Sunday, May 10, 2015

Worth The Risk


“I did my thinking and arrived at the Grand Canyon.”
Waldemar Kolbusz

It was the picturesque Western Australian port town of Esperance with its Pink Lake adjacent to the Southern ocean and a stone’s throw from The Great Victoria Dessert and the Nullarbor Plain that reawakened Waldemar Kolbusz’s desire to paint. In 1994 the newly minted accountant negotiated his working week down to three days to indulge his passion and two years later he abandoned spreadsheets completely in favor of canvas panels and oil paint.    

Nine months of travel introduced Kolbusz to the works of Rothko, Klein, and Motherwell in the flesh along with a personal road to Damascus in the Nevada dessert. As he told Singapore’s Squarerooms Magazine “The desert was a perfect place to develop a new code about my work to do with minimizing toward the fundamental – both in one’s life and then mirroring this in one’s work/art.” 

It was a code that saw Kolbusz adopt The New York School’s style of abstract expressionism. As he explained in Isadora Noble’s essay Art Busting for Attention, “I remember being drawn into the images, and being almost aghast at how immensely powerful they were. I was dizzy. They confirmed my suspicions that the sort of painting I was interested in doing contained expression and feeling over exactness and formula.”

The risk manager had become the risk taker, not only in his life but in his painting. As he told the Gold Coast Bulletin’s Marina St Martin, “I begin the work by marking the canvas haphazardly, with just a few general and very spontaneous crops of colour or lines. After a few days I will consider the work more intently and begin the painting process. I always hope to be surprised and challenged by the few marks that are there. They kind of happened with little thought, so I feel as if they are really without my influence. This forms the springboard for the work and it can then broadly dictate the palette and the feel of where the work might head. Of course, things can move from this at any time.”

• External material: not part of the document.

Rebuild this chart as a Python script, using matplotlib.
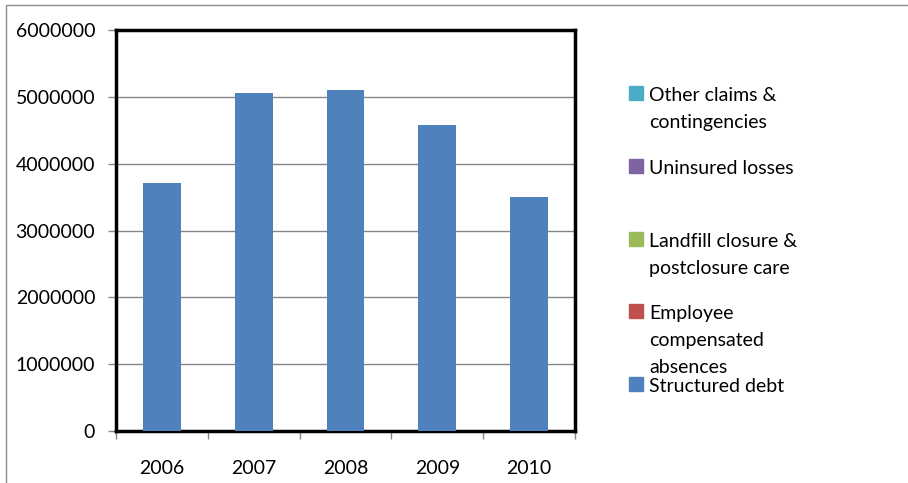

Now based in Western Australia’s capital city of Perth, Kolbusz career moves have be positive with exhibitions across Australia along with Singapore and Hong Kong. Although his vanity gallery exhibition in New York has yet to bear fruit and a commission from Tasmania’s Museum of Old and New Art is still a dream.

Kolbusz’s current exhibition Aerial is on show at Hong Kong’s Cat Street Gallery until the 13th of June.